Metamagnetic Transition in Low-Dimensional Site-Decorated Quantum Heisenberg Ferrimagnets (2511.06442v1)

Abstract: The prohibition of finite-temperature phase transition in one-dimensional (1D) Ising models and 1D/2D quantum Heisenberg models with short-range interactions fundamentally constrains the application potentials of low-dimensional magnetic materials. Recently, ultranarrow phase crossover (UNPC), which can approach a transition at a desirable finite temperature $T_0$ arbitrarily closely, was discovered in 1D decorated Ising chains and ladders. Here we present a theoretical study of similarly decorated, yet much more challenging, quantum Heisenberg ferrimagnets in a magnetic field, which features ferromagnetic backbone exchange $J$, antiferromagnetic site-decoration coupling $J_{AF}$, and different magnetic moments for the backbone and decorating spins $\mu_aS_a<\mu_bS_b$. We exactly solved the model in the large $J$ limit -- as a central-macrospin model -- and found two finite-temperature second-order transitions; just above $T_{c2}$ a ``half-ice, half-fire'' regime appears.

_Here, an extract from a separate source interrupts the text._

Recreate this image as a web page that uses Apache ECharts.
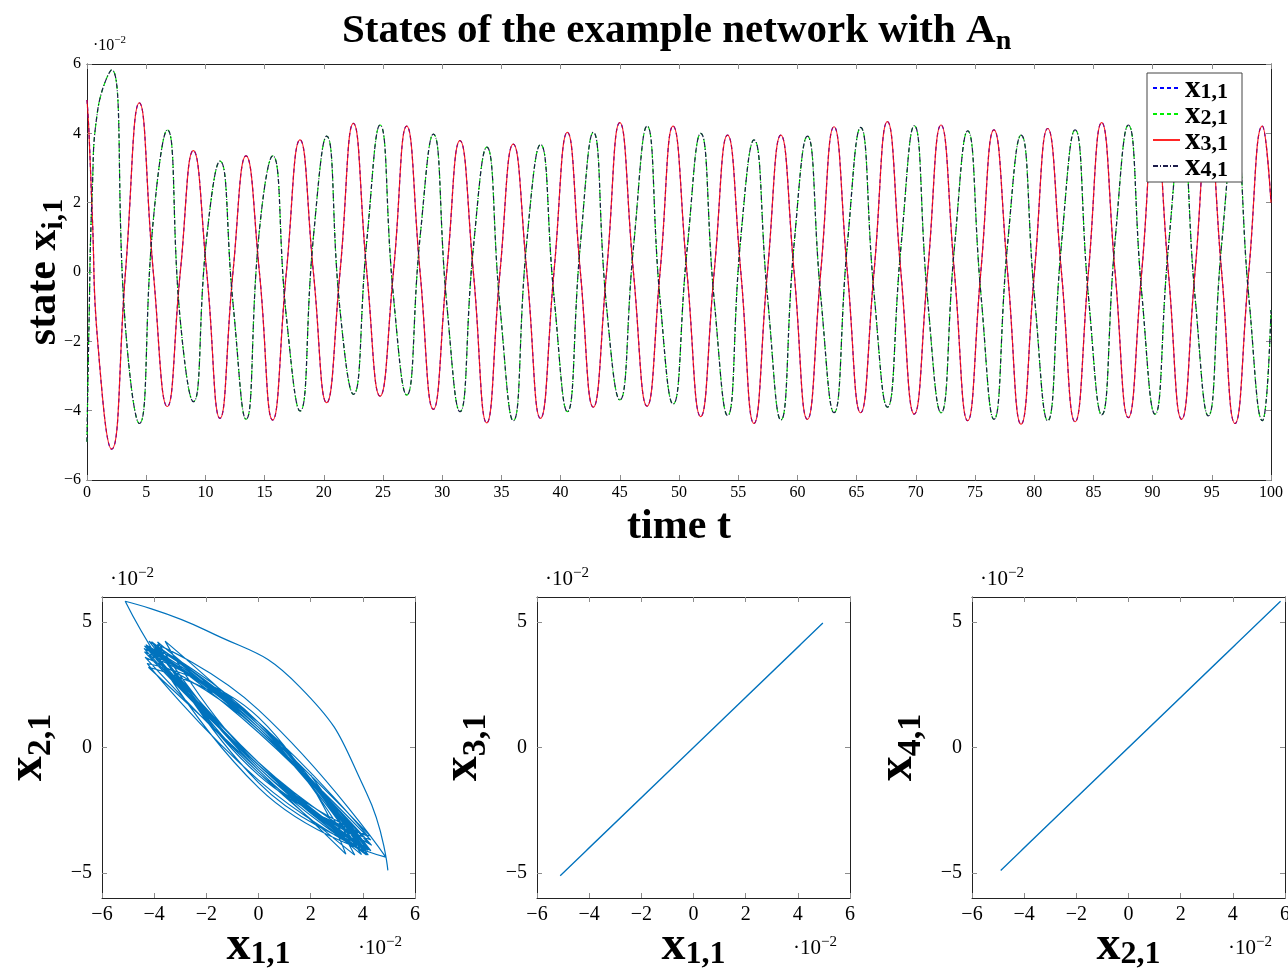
<!DOCTYPE html>
<html>
<head>
<meta charset="utf-8">
<script src="https://cdn.jsdelivr.net/npm/echarts@6.0.0/dist/echarts.min.js"></script>
<style>
html, body { margin: 0; padding: 0; background: #fff; }
#main { width: 1288px; height: 971px; }
</style>
</head>
<body>
<div id="main"></div>
<script>
// time samples: start transient, then extremes and zero crossings of x1
var tVals = [0, 0.15, 0.45, 0.9,
    2.08, 3.25, 4.42, 5.60, 6.78, 7.88, 8.98, 10.11, 11.23, 12.33, 13.43, 14.56, 15.68, 16.84, 17.99, 19.12,
    20.24, 21.37, 22.50, 23.63, 24.75, 25.88, 27.00, 28.13, 29.25, 30.38, 31.50, 32.63, 33.76, 34.88, 36.00, 37.15,
    38.30, 39.44, 40.57, 41.67, 42.76, 43.88, 45.00, 46.15, 47.30, 48.40, 49.50, 50.67, 51.83, 52.97, 54.10, 55.22,
    56.33, 57.47, 58.60, 59.72, 60.84, 61.97, 63.09, 64.22, 65.34, 66.47, 67.60, 68.74, 69.87, 71.00, 72.13, 73.26,
    74.38, 75.49, 76.60, 77.75, 78.89, 80.02, 81.14, 82.30, 83.45, 84.58, 85.70, 86.83, 87.95, 89.08, 90.20, 91.33,
    92.45, 93.58, 94.70, 95.83, 96.96, 98.12, 99.27, 100];
// values in units of 1e-2
var x1Vals = [4.96, 4.15, 1.59, -1.99,
    -5.11, 0, 4.88, 0, -3.88, 0, 3.50, 0, -4.22, 0, 3.35, 0, -4.27, 0, 3.81, 0,
    -3.77, 0, 4.29, 0, -3.58, 0, 4.21, 0, -3.96, 0, 3.79, 0, -4.35, 0, 3.69, 0,
    -4.22, 0, 4.03, 0, -3.90, 0, 4.31, 0, -3.87, 0, 4.21, 0, -4.17, 0, 3.95, 0,
    -4.37, 0, 3.95, 0, -4.25, 0, 4.19, 0, -4.06, 0, 4.34, 0, -4.10, 0, 4.24, 0,
    -4.29, 0, 4.10, 0, -4.39, 0, 4.14, 0, -4.32, 0, 4.31, 0, -4.20, 0, 4.20, 0,
    -4.25, 0, 4.15, 0, -4.37, 0, 4.21, 2.00];
var x2Vals = [-4.90, -1.83, 2.41, 4.66,
    5.83, -1.6, -4.37, 1.5, 4.10, -1.4, -3.74, 1.0, 3.20, -0.9, -4.25, 1.2, 3.35, -1.3, -4.01, 1.0,
    3.92, -1.1, -3.53, 0.9, 4.24, -0.7, -3.55, 1.0, 3.98, -0.9, -4.03, 0.7, 3.60, -1.0, -4.29, 0.9,
    3.68, -0.7, -4.03, 0.8, 4.03, -1.0, -3.69, 0.7, 4.21, -0.8, -3.81, 0.6, 4.00, -0.8, -4.14, 1.0,
    3.81, -0.7, -4.27, 0.8, 3.92, -0.7, -4.06, 0.8, 4.17, -0.6, -3.90, 0.7, 4.22, -0.8, -4.06, 0.7,
    4.07, -0.6, -4.25, 0.8, 3.95, -0.7, -4.29, 0.8, 4.10, -0.7, -4.12, 0.9, 4.24, -0.6, -4.10, 0.7,
    4.00, -0.7, -4.15, 0.8, 4.05, -0.7, -4.29, -1.10];
// x3 lies on x1 and x4 on x2 in the picture
var x3Vals = x1Vals.slice();
var x4Vals = x2Vals.slice();

var phaseTicksX = [-6, -4, -2, 0, 2, 4, 6];
var phaseTicksY = [-5, 0, 5];

var serif = 'Liberation Serif';

function pairs(a, b) {
    var out = [];
    for (var i = 0; i < a.length && i < b.length; i++) {
        out.push([a[i], b[i]]);
    }
    return out;
}
function minus(v) {
    return String(v).replace('-', '\u2212');
}
function subRich(big, small, drop) {
    return {
        m: { fontFamily: serif, fontWeight: 'bold', fontSize: big, lineHeight: big * 0.9, verticalAlign: 'top', color: '#000' },
        s: { fontFamily: serif, fontWeight: 'bold', fontSize: small, lineHeight: big * (drop || 1.1), verticalAlign: 'bottom', color: '#000' }
    };
}
function scaleText(left, top, big, small) {
    return {
        type: 'text', left: left, top: top,
        style: {
            text: '{a|\u00b710}{b|\u22122}',
            rich: {
                a: { fontFamily: serif, fontSize: big, lineHeight: big * 1.15, verticalAlign: 'bottom', fill: '#000' },
                b: { fontFamily: serif, fontSize: small, lineHeight: small, verticalAlign: 'top', fill: '#000' }
            }
        }
    };
}

var tickStyle = { inside: true, length: 5, lineStyle: { color: '#8c8c8c', width: 1 } };
var lineAx = { onZero: false, lineStyle: { color: '#222', width: 1 } };

function mirror(kind, grid, min, max, opts) {
    var ax = {
        type: 'value', gridIndex: grid, min: min, max: max,
        position: kind === 'x' ? 'top' : 'right',
        axisLine: lineAx, axisTick: tickStyle,
        axisLabel: { show: false }, splitLine: { show: false }
    };
    for (var k in opts) ax[k] = opts[k];
    return ax;
}
function phaseTick(vals) {
    return { inside: true, length: 5, lineStyle: { color: '#8c8c8c' }, customValues: vals };
}

var chart = echarts.init(document.getElementById('main'));

var xAxes = [
    {
        type: 'value', gridIndex: 0, min: 0, max: 100, interval: 5,
        axisLine: lineAx, axisTick: tickStyle, splitLine: { show: false },
        axisLabel: { fontFamily: serif, fontSize: 16, color: '#000', margin: 5 },
        name: '{m|time t}', nameLocation: 'middle', nameGap: 26, nameMoveOverlap: false,
        nameTextStyle: { rich: { m: { fontFamily: serif, fontWeight: 'bold', fontSize: 42, color: '#000' } } }
    },
    mirror('x', 0, 0, 100, { interval: 5 })
];
var yAxes = [
    {
        type: 'value', gridIndex: 0, min: -6, max: 6, interval: 2,
        axisLine: lineAx, axisTick: tickStyle, splitLine: { show: false },
        axisLabel: { fontFamily: serif, fontSize: 16, color: '#000', margin: 6, formatter: minus },
        name: '{m|state x}{s|i,1}', nameLocation: 'middle', nameGap: 18, nameRotate: 90, nameMoveOverlap: false,
        nameTextStyle: { rich: subRich(42, 30) }
    },
    mirror('y', 0, -6, 6, { interval: 2 })
];

var phaseGrids = [
    { xName: '1,1', yName: '2,1' },
    { xName: '1,1', yName: '3,1' },
    { xName: '2,1', yName: '4,1' }
];
phaseGrids.forEach(function (g, i) {
    var gi = i + 1;
    xAxes.push({
        type: 'value', gridIndex: gi, min: -6, max: 6,
        axisLine: lineAx, axisTick: phaseTick(phaseTicksX), splitLine: { show: false },
        axisLabel: { fontFamily: serif, fontSize: 20, color: '#000', margin: 7, formatter: minus, customValues: phaseTicksX },
        name: '{m|x}{s|' + g.xName + '}', nameLocation: 'middle', nameGap: 25, nameMoveOverlap: false,
        nameTextStyle: { rich: subRich(48, 32, 1.0) }
    });
    xAxes.push(mirror('x', gi, -6, 6, { axisTick: phaseTick(phaseTicksX) }));
    yAxes.push({
        type: 'value', gridIndex: gi, min: -6, max: 6,
        axisLine: lineAx, axisTick: phaseTick(phaseTicksY), splitLine: { show: false },
        axisLabel: { fontFamily: serif, fontSize: 20, color: '#000', margin: 10, formatter: minus, customValues: phaseTicksY },
        name: '{m|x}{s|' + g.yName + '}', nameLocation: 'middle', nameGap: 44, nameRotate: 90, nameMoveOverlap: false,
        nameTextStyle: { rich: subRich(50, 34) }
    });
    yAxes.push(mirror('y', gi, -6, 6, { axisTick: phaseTick(phaseTicksY) }));
});

var legendSub = { x11: '1,1', x21: '2,1', x31: '3,1', x41: '4,1' };

var option = {
    animation: false,
    backgroundColor: '#fff',
    title: {
        text: '{m|States of the example network with A}{s|n}',
        left: 337, top: 6,
        textStyle: { rich: subRich(41, 28) }
    },
    legend: {
        orient: 'vertical', left: 1147, top: 73,
        data: ['x11', 'x21', 'x31', 'x41'],
        itemWidth: 27, itemHeight: 12, itemGap: -5,
        padding: [0, 14, 0, 5],
        itemStyle: { opacity: 0 },
        backgroundColor: '#fff', borderColor: '#444', borderWidth: 1,
        formatter: function (name) { return '{m|x}{s|' + legendSub[name] + '}'; },
        textStyle: {
            rich: {
                m: { fontFamily: serif, fontWeight: 'bold', fontSize: 31, lineHeight: 16, verticalAlign: 'top', color: '#000' },
                s: { fontFamily: serif, fontWeight: 'bold', fontSize: 22, lineHeight: 30, verticalAlign: 'bottom', color: '#000' }
            }
        }
    },
    grid: [
        { left: 87, top: 64, width: 1184, height: 416, outerBoundsMode: 'none' },
        { left: 102, top: 597, width: 313, height: 301, outerBoundsMode: 'none' },
        { left: 537, top: 597, width: 313, height: 301, outerBoundsMode: 'none' },
        { left: 972, top: 597, width: 313, height: 301, outerBoundsMode: 'none' }
    ],
    xAxis: xAxes,
    yAxis: yAxes,
    graphic: [
        scaleText(93, 35, 16, 11),
        scaleText(110, 566, 21, 15),
        scaleText(358, 935, 21, 15),
        scaleText(545, 566, 21, 15),
        scaleText(793, 935, 21, 15),
        scaleText(980, 566, 21, 15),
        scaleText(1228, 935, 21, 15)
    ],
    series: [
        {
            name: 'x11', type: 'line', xAxisIndex: 0, yAxisIndex: 0, data: pairs(tVals, x1Vals),
            smooth: 0.5, showSymbol: false, symbol: 'none',
            lineStyle: { color: '#0000ff', width: 1.2, type: [4, 3] }, itemStyle: { color: '#0000ff' }
        },
        {
            name: 'x21', type: 'line', xAxisIndex: 0, yAxisIndex: 0, data: pairs(tVals, x2Vals),
            smooth: 0.5, showSymbol: false, symbol: 'none',
            lineStyle: { color: '#00ee00', width: 1.2, type: [4, 3] }, itemStyle: { color: '#00ee00' }
        },
        {
            name: 'x31', type: 'line', xAxisIndex: 0, yAxisIndex: 0, data: pairs(tVals, x3Vals),
            smooth: 0.5, showSymbol: false, symbol: 'none',
            lineStyle: { color: '#ff0000', width: 1.2, opacity: 0.85 }, itemStyle: { color: '#ff0000' }
        },
        {
            name: 'x41', type: 'line', xAxisIndex: 0, yAxisIndex: 0, data: pairs(tVals, x4Vals),
            smooth: 0.5, showSymbol: false, symbol: 'none',
            lineStyle: { color: '#1c1c4a', width: 1.2, type: [5, 2, 1, 2] }, itemStyle: { color: '#1c1c4a' }
        },
        {
            type: 'line', xAxisIndex: 2, yAxisIndex: 2, data: pairs(x1Vals, x2Vals),
            smooth: 0.5, showSymbol: false, symbol: 'none',
            lineStyle: { color: '#0072bd', width: 1.2 }
        },
        {
            type: 'line', xAxisIndex: 4, yAxisIndex: 4, data: pairs(x1Vals, x3Vals),
            smooth: 0.5, showSymbol: false, symbol: 'none',
            lineStyle: { color: '#0072bd', width: 1.3 }
        },
        {
            type: 'line', xAxisIndex: 6, yAxisIndex: 6, data: pairs(x2Vals, x4Vals),
            smooth: 0.5, showSymbol: false, symbol: 'none',
            lineStyle: { color: '#0072bd', width: 1.3 }
        }
    ]
};
chart.setOption(option);
</script>
</body>
</html>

Finite-$J$ weak-field results follow from an effective-field mapping, suggesting the emergence of UNPC at finite $T_0$ in 2D square lattices thanks to its exponentially strong initial magnetic susceptibility $\chi_0\propto e^{4\pi S_a^2 J/T_0}$, though less likely in 1D chains where $\chi_0\propto J/T_0$. These results may shed light on new technological applications of low-dimensional quantum spin systems and attract experimental and computational tests.